The indigenously developed supersonic interceptor missile, launched from a defense base in India’s eastern state of Odisha, hit an incoming ballistic missile target at around 12:52 a.m. local time Nov. 23, according to Ravi Gupta, an official at the Defense Research and Development Organization (DRDO).
The 7.5-meter AAD missile struck the ballistic missile — a modified surface-to-surface Prithvi missile fired from the Integrated Test Range at Chandipur, about 70 km (43 mi.) away from Wheeler Island — at an altitude of about 15 km (9.3 mi.), Gupta says.
Distant long-range radar and multifunction fire control radar systems were able to detect the missile’s launch and track it through its entire path.
In addition to the live missile and interceptor, the test also featured a simulated intercept of a 1,500-km-range target at 120 km altitude. The simulated interception took place almost simultaneously with the live intercept.
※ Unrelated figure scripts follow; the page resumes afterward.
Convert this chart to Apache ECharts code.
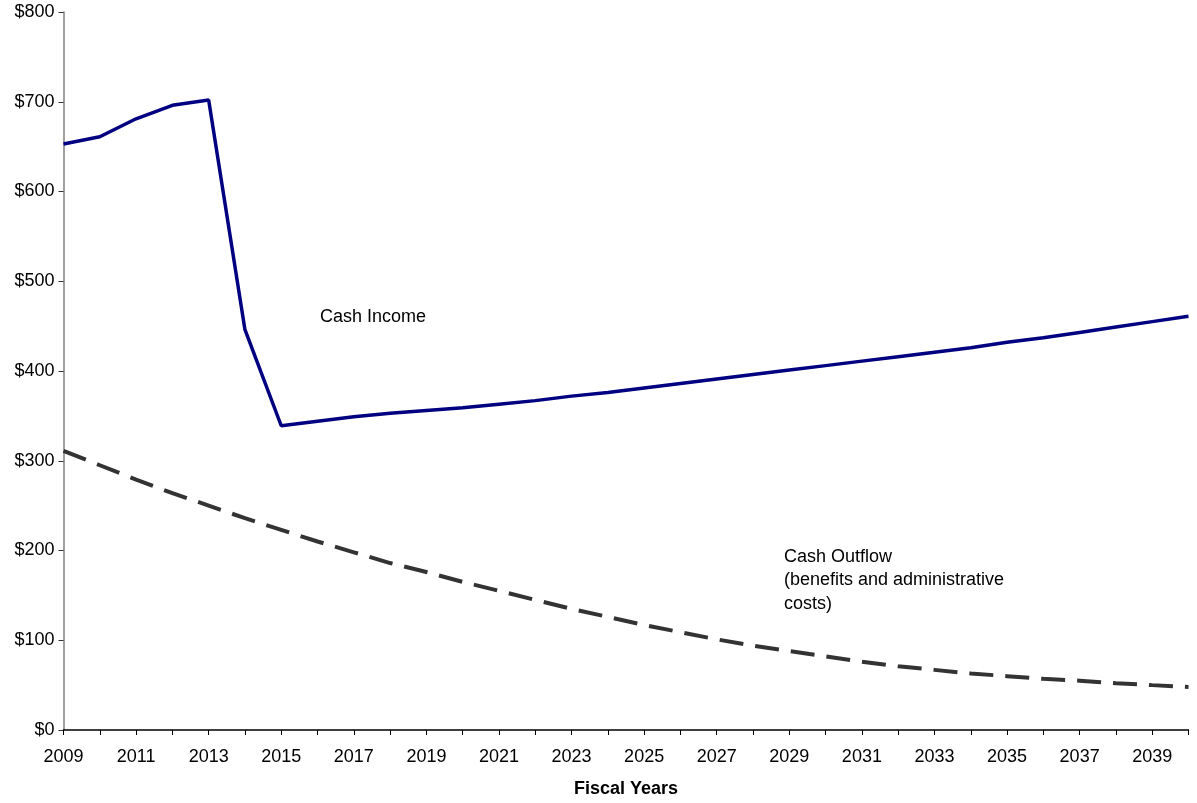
<!DOCTYPE html>
<html>
<head>
<meta charset="utf-8">
<script src="https://cdn.jsdelivr.net/npm/echarts@6/dist/echarts.min.js"></script>
<style>
html,body{margin:0;padding:0;background:#fff;}
#chart{width:1197px;height:803px;}
</style>
</head>
<body>
<div id="chart"></div>
<script>
const years = ['2009','2010','2011','2012','2013','2014','2015','2016','2017','2018','2019','2020','2021','2022','2023','2024','2025','2026','2027','2028','2029','2030','2031','2032','2033','2034','2035','2036','2037','2038','2039','2040'];
const cashIncome = [653,661,681,696,702,446,339,344,349,353,356,359,363,367,372,376,381,386,391,396,401,406,411,416,421,426,432,437,443,449,455,461];
const cashOutflow = [311,295,279,264,250,236,223,210,198,186,176,165,155,145,135,126,117,109,101,94,88,82,76,71,67,63,60,57,55,52,50,48];
const yTicks = [0,100,200,300,400,500,600,700,800];
const incomeLabel = 'Cash Income';
const outflowLabel = 'Cash Outflow\n(benefits and administrative\ncosts)';
const xTitle = 'Fiscal Years';

const font = 'Liberation Sans, Arial, sans-serif';
const chart = echarts.init(document.getElementById('chart'), null, {renderer:'canvas'});
chart.setOption({
  animation:false,
  backgroundColor:'#fff',
  grid:{left:63.5,right:8.5,top:12,bottom:72,containLabel:false},
  xAxis:{
    type:'category',
    data:years,
    boundaryGap:false,
    name:xTitle,
    nameLocation:'middle',
    nameGap:50,
    nameTextStyle:{fontFamily:font,fontSize:18,fontWeight:'bold',color:'#000'},
    axisLine:{lineStyle:{color:'#000',width:1.5}},
    axisTick:{show:true,interval:0,length:5,lineStyle:{color:'#000',width:1}},
    axisLabel:{interval:1,margin:18,fontFamily:font,fontSize:18,color:'#000'},
    splitLine:{show:false}
  },
  yAxis:{
    type:'value',
    min:yTicks[0],
    max:yTicks[yTicks.length-1],
    interval:100,
    axisLine:{show:true,lineStyle:{color:'#808080',width:1.5}},
    axisTick:{show:true,length:5,lineStyle:{color:'#333',width:1}},
    axisLabel:{margin:9,fontFamily:font,fontSize:18,color:'#000',formatter:v=>'$'+v},
    splitLine:{show:false}
  },
  series:[
    {name:incomeLabel,type:'line',data:cashIncome,symbol:'none',
     lineStyle:{color:'#000080',width:3.5},z:3},
    {name:'Cash Outflow',type:'line',data:cashOutflow,symbol:'none',
     lineStyle:{color:'#333333',width:4,type:[24,12]},z:2}
  ],
  graphic:[
    {type:'text',left:320,top:308,style:{text:incomeLabel,font:'18px '+font,fill:'#000'}},
    {type:'text',left:784,top:545,style:{text:outflowLabel,font:'18px '+font,fill:'#000',lineHeight:23.5}}
  ]
});
</script>
</body>
</html>
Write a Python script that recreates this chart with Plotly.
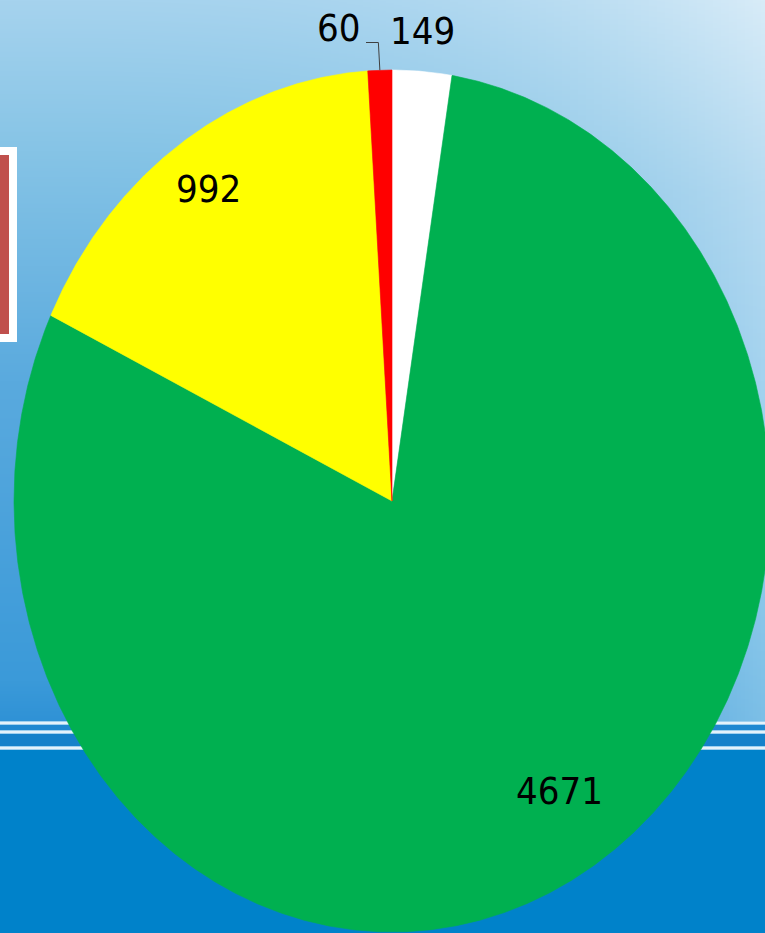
import zlib, struct, base64
import numpy as np
import plotly.graph_objects as go

# ---------------- data ----------------
slice_names = ["white", "green", "yellow", "red"]
slice_values = [149, 4671, 992, 60]
slice_colors = ["#ffffff", "#00b050", "#ffff00", "#ff0000"]

# ---------------- geometry / style ----------------
W, H = 765, 933
CX, CY, RX, RY = 392, 501, 378, 431
FONT = "Liberation Sans Narrow, Arial Narrow, DejaVu Sans Condensed, sans-serif"
label_pos = {"149": (422, 31), "4671": (559, 791), "992": (208, 189), "60": (339, 28)}

# ---------------- background image (decoration) ----------------
def hexrgb(h):
    h = h.lstrip("#")
    return np.array([int(h[i:i + 2], 16) for i in (0, 2, 4)], dtype=float)

left_stops = [(0, "#a6d3ee"), (150, "#86c4e6"), (380, "#5aaade"), (680, "#3b9ad9"), (721, "#2f92d6")]
right_stops = [(0, "#d8ecf8"), (190, "#b6dbf1"), (380, "#a4d3ef"), (650, "#84c4e9"), (721, "#7cbfe7")]

def interp(stops, y):
    for (y0, c0), (y1, c1) in zip(stops[:-1], stops[1:]):
        if y0 <= y <= y1:
            t = (y - y0) / (y1 - y0)
            return hexrgb(c0) * (1 - t) + hexrgb(c1) * t
    return hexrgb(stops[-1][1])

band_rows = {}
for y in range(721, 933):
    if y in (722, 723, 731, 732, 747, 748):
        c = hexrgb("#e4f2fb")
    elif y in (721, 724, 730, 733, 746, 749):
        c = hexrgb("#9fd0ef")
    elif 725 <= y <= 729:
        c = hexrgb("#1f88d1")
    elif 734 <= y <= 745:
        c = hexrgb("#1581ca")
    else:
        c = hexrgb("#0082ca")
    band_rows[y] = c

IMG_W = 96
raw = bytearray()
for y in range(H):
    raw.append(0)
    if y in band_rows:
        row = np.tile(band_rows[y], (IMG_W, 1))
    else:
        cl = interp(left_stops, y)
        cr = interp(right_stops, y)
        u = (np.arange(IMG_W) / (IMG_W - 1)) ** 3
        row = cl[None, :] * (1 - u[:, None]) + cr[None, :] * u[:, None]
    raw += np.clip(row, 0, 255).astype(np.uint8).tobytes()

def chunk(tag, data):
    return struct.pack(">I", len(data)) + tag + data + struct.pack(">I", zlib.crc32(tag + data) & 0xFFFFFFFF)

png = b"\x89PNG\r\n\x1a\n" + chunk(b"IHDR", struct.pack(">IIBBBBB", IMG_W, H, 8, 2, 0, 0, 0)) \
      + chunk(b"IDAT", zlib.compress(bytes(raw), 9)) + chunk(b"IEND", b"")
bg_uri = "data:image/png;base64," + base64.b64encode(png).decode()

# ---------------- figure ----------------
fig = go.Figure()
total = float(sum(slice_values))
start = 0.0
mid_angles = {}
for name, v, col in zip(slice_names, slice_values, slice_colors):
    a0 = start
    a1 = start + v / total * 2 * np.pi
    th = np.linspace(a0, a1, max(8, int((a1 - a0) * 180)))
    xs = np.concatenate([[CX], CX + RX * np.sin(th), [CX]])
    ys = np.concatenate([[CY], CY - RY * np.cos(th), [CY]])
    fig.add_trace(go.Scatter(x=xs, y=ys, mode="lines", fill="toself", fillcolor=col,
                             line=dict(color=col, width=0.6), hoverinfo="skip", showlegend=False))
    mid_angles[name] = (a0 + a1) / 2
    start = a1

# leader line for the small red slice
am = mid_angles["red"]
ex, ey = CX + RX * np.sin(am), CY - RY * np.cos(am)
lx, ly = label_pos["60"]
fig.add_trace(go.Scatter(x=[lx + 27, ex - 1.5, ex], y=[ly + 14.5, ly + 14.5, ey], mode="lines",
                         line=dict(color="#404040", width=1), hoverinfo="skip", showlegend=False))

for v in slice_values:
    t = str(v)
    x, y = label_pos[t]
    fig.add_annotation(x=x, y=y, xref="x", yref="y", text=t, showarrow=False,
                       font=dict(family=FONT, size=38, color="#000000"),
                       xanchor="center", yanchor="middle")

# partial box at the left edge
fig.add_shape(type="rect", xref="x", yref="y", x0=-10, x1=17, y0=147, y1=342,
              fillcolor="#ffffff", line=dict(width=0), layer="above")
fig.add_shape(type="rect", xref="x", yref="y", x0=-10, x1=9, y0=155, y1=334,
              fillcolor="#c0504d", line=dict(width=0), layer="above")

fig.add_layout_image(source=bg_uri, xref="paper", yref="paper", x=0, y=1, sizex=1, sizey=1,
                     xanchor="left", yanchor="top", sizing="stretch", layer="below")

fig.update_layout(
    width=W, height=H, margin=dict(l=0, r=0, t=0, b=0),
    paper_bgcolor="#0082ca", plot_bgcolor="rgba(0,0,0,0)",
    xaxis=dict(range=[0, W], visible=False, fixedrange=True),
    yaxis=dict(range=[H, 0], visible=False, fixedrange=True),
    showlegend=False,
)
fig.write_html("out.html", config={"displayModeBar": False},
               post_script="document.body.style.margin='0px';document.body.style.overflow='hidden';")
“This has proved the capability of DRDO to handle multiple targets with multiple interceptors simultaneously,” the official says.
Meanwhile, DRDO chief V.K. Saraswat was quoted by the media as saying that the research agency is now ready to convert the BMD system from an experimental system to an operational one that can be deployed on demand. “I am confident we can deploy the phase one of the BMD system by 2014,” Saraswat said.
Previous trials of India’s BMD system took place in November 2006, December 2007, March 2009 and February of this year. India is the fifth nation to develop ballistic missile defense capabilities.
According to a defense ministry official, the Indian AAD is on par with the U.S. Patriot-3 missile defense system, and will be put in place over the national capital, New Delhi. The two-tiered Indian BMD program uses the Prithvi Air Defense (PAD) system for intercepts at 50-80 km altitude and the AAD for 15-30 km altitude.
“We have begun some initial work on the third tier. We will try to integrate it with the BMD system once it fructifies,” Saraswat says.